There were three categories of award: Young Resident, Resident Group and Resident. The first two were won by Ben Woodley and Jammie Dickens from Hawksley Court estate in Stoke Newington and the third by husband and wife team Jill and Vince Murrain from the Kings Crescent Estate near Finsbury Park. Runners-up in each category stepped up for prizes too, with the exception of elderly Claptonian Ron Devoti who has become very poorly recently. Though present, he was unable to step up to the podium. So after paying him a special tribute, Hackney Homes chair Rupert Tyson went down to Ron's table and embraced him, to a standing ovation from the other guests. Sneery journo I may be, but this was a very moving moment in an altogether stirring evening.

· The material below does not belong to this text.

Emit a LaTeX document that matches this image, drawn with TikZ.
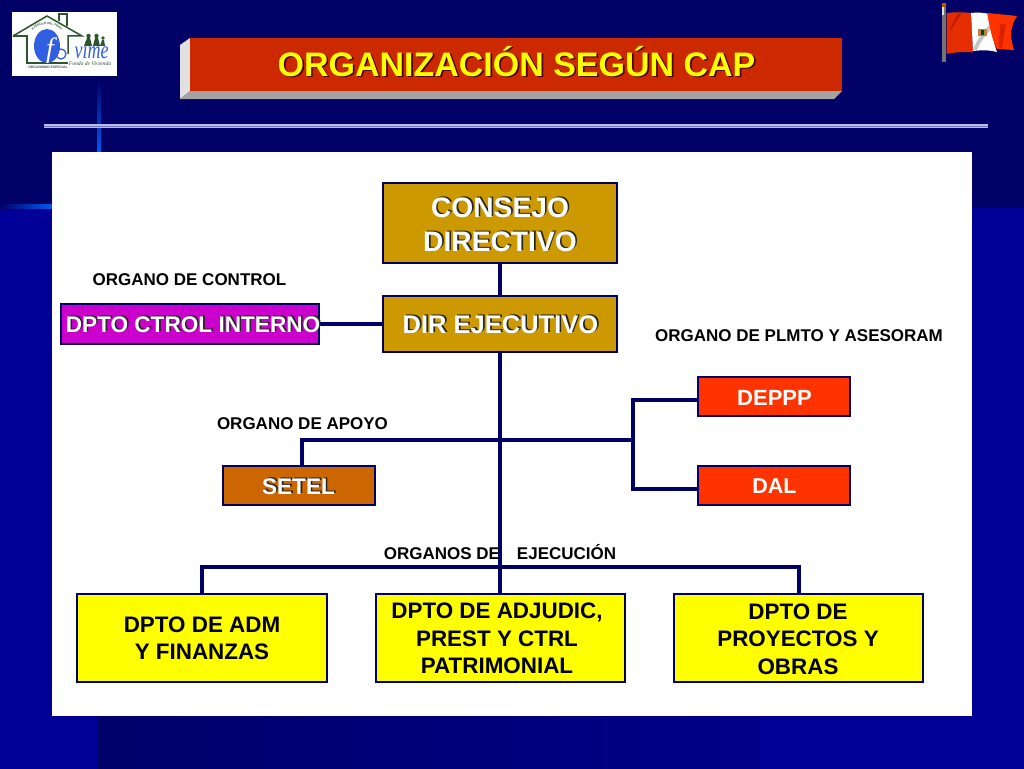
\documentclass[tikz,border=0pt]{standalone}
\usepackage{fontspec}
\setmainfont{Liberation Sans}
\newfontfamily\serifit{Liberation Serif}
\usetikzlibrary{shadings,decorations.text}
\definecolor{navyA}{RGB}{0,0,102}
\definecolor{navyB}{RGB}{0,0,153}
\definecolor{navyC}{RGB}{0,0,90}
\definecolor{lineC}{RGB}{0,0,102}
\definecolor{gold}{RGB}{204,153,0}
\definecolor{magA}{RGB}{204,0,204}
\definecolor{redA}{RGB}{255,51,0}
\definecolor{brownA}{RGB}{204,102,0}
\definecolor{titleR}{RGB}{204,41,0}
\definecolor{glow}{RGB}{0,90,240}
\definecolor{yelA}{RGB}{255,255,0}
\definecolor{logoG}{RGB}{45,85,45}
\definecolor{logoB}{RGB}{50,95,225}
\definecolor{ruleA}{RGB}{185,185,235}
\definecolor{ruleB}{RGB}{120,120,200}
\pgfdeclarehorizontalshading{stripS}{100bp}{color(0bp)=(navyC); color(100bp)=(navyB)}
\tikzset{
 x=1pt,y=-1pt,
 box/.style={draw=lineC,line width=2pt,inner sep=0pt,outer sep=0pt,align=center,font=\bfseries,text=black,anchor=north west},
 shadowtxt/.style={inner sep=0pt,align=center,font=\bfseries},
 lbl/.style={inner sep=0pt,font=\bfseries\fontsize{17}{20}\selectfont,text=black,anchor=center},
 conn/.style={draw=lineC,line width=4pt},
}
\newcommand{\shtxt}[4]{%
 \node[shadowtxt,text=black!85,font=\bfseries\fontsize{#3}{#4}\selectfont] at ([shift={(1.6pt,1.6pt)}]#1) {#2};%
 \node[shadowtxt,text=white,font=\bfseries\fontsize{#3}{#4}\selectfont] at (#1) {#2};}
\begin{document}
\begin{tikzpicture}
\useasboundingbox (0,0) rectangle (1024,768);
\begin{scope}
\clip (-2,-2) rectangle (1026,772);
\fill[navyA] (-2,-2) rectangle (1026,772);
\fill[navyB] (-2,207) rectangle (98,772);
\fill[navyB] (972,208) rectangle (1026,772);
\fill[navyB] (760,716) rectangle (1026,772);
\shade[shading=stripS] (98,716) rectangle (760,772);
\end{scope}
\shade[left color=navyA,right color=glow] (0,204) rectangle (52,208);
\shade[top color=navyA,bottom color=glow] (97,78) rectangle (101,152);
% logo
\fill[white] (12,12) rectangle (117,76);
\draw[logoG,line width=1.5pt,line join=miter] (13,36) -- (47,16) -- (82,36) -- (68,36) -- (68,54);
\draw[logoG,line width=1.5pt,line join=miter] (13,36) -- (27,36) -- (27,63) -- (68,63);
\draw[logoG,line width=1.4pt] (59,21) -- (59,14) -- (67,14) -- (67,26);
\fill[logoB] (47,46) ellipse (13 and 17);
\path[decorate,decoration={text along path,text={|\bfseries\fontsize{3}{4}\selectfont\color{logoG}|EJERCITO DEL PERU},text align=center}] (31,33) .. controls (36,22) and (58,22) .. (63,33);
\node[inner sep=0pt,text=logoB,xscale=.72,transform shape,font=\serifit\itshape\fontsize{25}{26}\selectfont] (logotxt) at (91.5,50) {vime};
\node[inner sep=0pt,text=white,font=\serifit\itshape\fontsize{28}{30}\selectfont] (logof) at (50,51) {f};
\draw[logoB,line width=1.3pt] (61,54) circle (5);
\fill[logoG] (87,38) -- (90,38) -- (92,46) -- (84,46) -- cycle (95,38) -- (98,38) -- (100,46) -- (93,46) -- cycle (102,40) -- (104,40) -- (105,46) -- (100,46) -- cycle;
\fill[logoG] (88.5,36) circle (2.2) (96.5,36) circle (2.2) (103,38) circle (1.8);
\node[inner sep=0pt,text=logoG,font=\serifit\itshape\fontsize{5.6}{6}\selectfont] (logosub) at (90,64) {Fondo de Vivienda};
\node[inner sep=0pt,text=black!70,font=\bfseries\fontsize{3.4}{4}\selectfont] (logoorg) at (48,67) {ORGANISMO ESPECIAL};
% flag
\fill[black!55] (942,4) rectangle (946,62);
\fill[black!12] (942,4) rectangle (943.6,15);
\fill[orange!70!black] (942,3) rectangle (946,7);
\fill[redA!90!black] (946.5,13) .. controls (955,12) and (962,12) .. (971,13) -- (973,52) .. controls (964,52) and (955,52) .. (946.5,54) -- cycle;
\fill[red!55!black,opacity=.45] (958,14) .. controls (954,20) and (951,25) .. (950,32) .. controls (953,26) and (957,20) .. (961,14) -- cycle;
\fill[white] (971,13) .. controls (978,12) and (984,13) .. (990,14) .. controls (992,30) and (993,42) .. (997,52) .. controls (990,50) and (982,50) .. (973,51) -- cycle;
\fill[black!45,opacity=.5] (992,22) .. controls (985,30) and (977,38) .. (973,50) -- (977,50) .. controls (981,40) and (988,32) .. (993,28) -- cycle;
\fill[redA] (987,13) -- (1017,16) .. controls (1011,26) and (1009,34) .. (1014,50) -- (997,49) .. controls (992,40) and (990,28) .. (987,13) -- cycle;
\fill[red!60!black,opacity=.35] (1000,24) -- (1006,24) -- (1002,48) -- (999,48) -- cycle;
\fill[brown] (978,29) rectangle (987,36);
\fill[green!30!black] (981,30) rectangle (984,35);
% title bar
\fill[black!12] (180,45) -- (190,38) -- (190,91) -- (180,99) -- cycle;
\fill[black!36] (180,99) -- (190,91) -- (842,91) -- (834,99) -- cycle;
\fill[titleR] (190,38) rectangle (842,91);
\node[inner sep=0pt,anchor=base,text=black!70!red,font=\bfseries\fontsize{34}{38}\selectfont] (titleshadow) at (518.2,77.8) {ORGANIZACIÓN SEGÚN CAP};
\node[inner sep=0pt,anchor=base,text=yelA,font=\bfseries\fontsize{34}{38}\selectfont] (title) at (516.5,76) {ORGANIZACIÓN SEGÚN CAP};
% rule
\fill[ruleA] (44,124.3) rectangle (988,128.2);
\fill[ruleB] (44,125.8) rectangle (988,126.7);
% panel
\fill[white] (52,152) rectangle (972,716);
% boxes
\node[box,fill=gold,minimum width=234pt,minimum height=80pt] (consejo) at (383,183) {};
\node[box,fill=gold,minimum width=234pt,minimum height=56pt] (dir) at (383,296) {};
\node[box,fill=magA,minimum width=258pt,minimum height=40pt] (ctrol) at (61,304) {};
\node[box,fill=redA,minimum width=152pt,minimum height=39pt] (deppp) at (698,377) {};
\node[box,fill=redA,minimum width=152pt,minimum height=39pt] (dal) at (698,466) {};
\node[box,fill=brownA,minimum width=152pt,minimum height=39pt] (setel) at (223,466) {};
\node[box,fill=yelA,minimum width=249.5pt,minimum height=88pt] (adm) at (77,594) {};
\node[box,fill=yelA,minimum width=249pt,minimum height=88pt] (adj) at (375.5,594) {};
\node[box,fill=yelA,minimum width=249pt,minimum height=88pt] (pro) at (674,594) {};
% connectors
\coordinate (j1) at (500,440);
\coordinate (j2) at (500,567);
\coordinate (jr) at (633,440);
\coordinate (jd) at (633,400);
\coordinate (ja) at (633,489);
\coordinate (js) at (302,440);
\draw[conn] (consejo.south -| j1) -- (dir.north -| j1);
\draw[conn] (dir.south -| j1) -- (adj.north -| j1);
\draw[conn] (ctrol.east) -- (ctrol.east -| dir.west);
\draw[conn,line join=miter] (setel.north -| js) -- (js) -- (jr);
\draw[conn,line join=miter] (deppp.west |- jd) -- (jd) -- (ja) -- (dal.west |- ja);
\draw[conn,line join=miter] (adm.north) -- (adm.north |- j2) -- (pro.north |- j2) -- (pro.north);
% texts
\shtxt{500,225}{CONSEJO\\DIRECTIVO}{28.2}{34}
\shtxt{500.5,325}{DIR EJECUTIVO}{25.5}{29}
\shtxt{193,325}{DPTO CTROL INTERNO}{22.6}{26}
\shtxt{298.5,487}{SETEL}{22.6}{26}
\node[shadowtxt,text=white,font=\bfseries\fontsize{22}{26}\selectfont] (t1) at (774.5,397.5) {DEPPP};
\node[shadowtxt,text=white,font=\bfseries\fontsize{21.5}{26}\selectfont] (t2) at (774.5,486.5) {DAL};
\node[shadowtxt,text=black,font=\bfseries\fontsize{22.4}{27.3}\selectfont] (t3) at (202,638.5) {DPTO DE ADM\\Y FINANZAS};
\node[shadowtxt,text=black,font=\bfseries\fontsize{22.4}{27.3}\selectfont] (t4) at (497,638.5) {DPTO DE ADJUDIC,\\PREST Y CTRL\\PATRIMONIAL};
\node[shadowtxt,text=black,font=\bfseries\fontsize{22.4}{27.3}\selectfont] (t5) at (798,639) {DPTO DE\\PROYECTOS Y\\OBRAS};
\node[lbl] (l1) at (189.5,280) {ORGANO DE CONTROL};
\node[lbl] (l2) at (799,335.2) {ORGANO DE PLMTO Y ASESORAM};
\node[lbl] (l3) at (302.5,423.7) {ORGANO DE APOYO};
\node[lbl] (l4) at (500,552.5) {ORGANOS DE\hspace{1em}EJECUCIÓN};
\end{tikzpicture}
\end{document}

Other highlights were a farewell speech by now former Councillor Jamie Carswell, who's off to Tower Hamlets (and will, I was assured, be greatly missed) and a very funny one by youth worker and former boxer James Cook who, you may recall, recently received an MBE for his work in the Pedro Youth Centre. I met and spoke to some very good and generous people. Trudging home at around 10.00, I had the usual encounters with "saved" street evangelists and beggars and, slightly surreally, a couple of blokes in reflective jackets up to their necks in a hole in the pavement next to St John's churchyard: small reminders that this can be a sad and discomfiting place to live. But the earlier part of the evening had been a warm reminder that, at it's best, it is truly beautiful.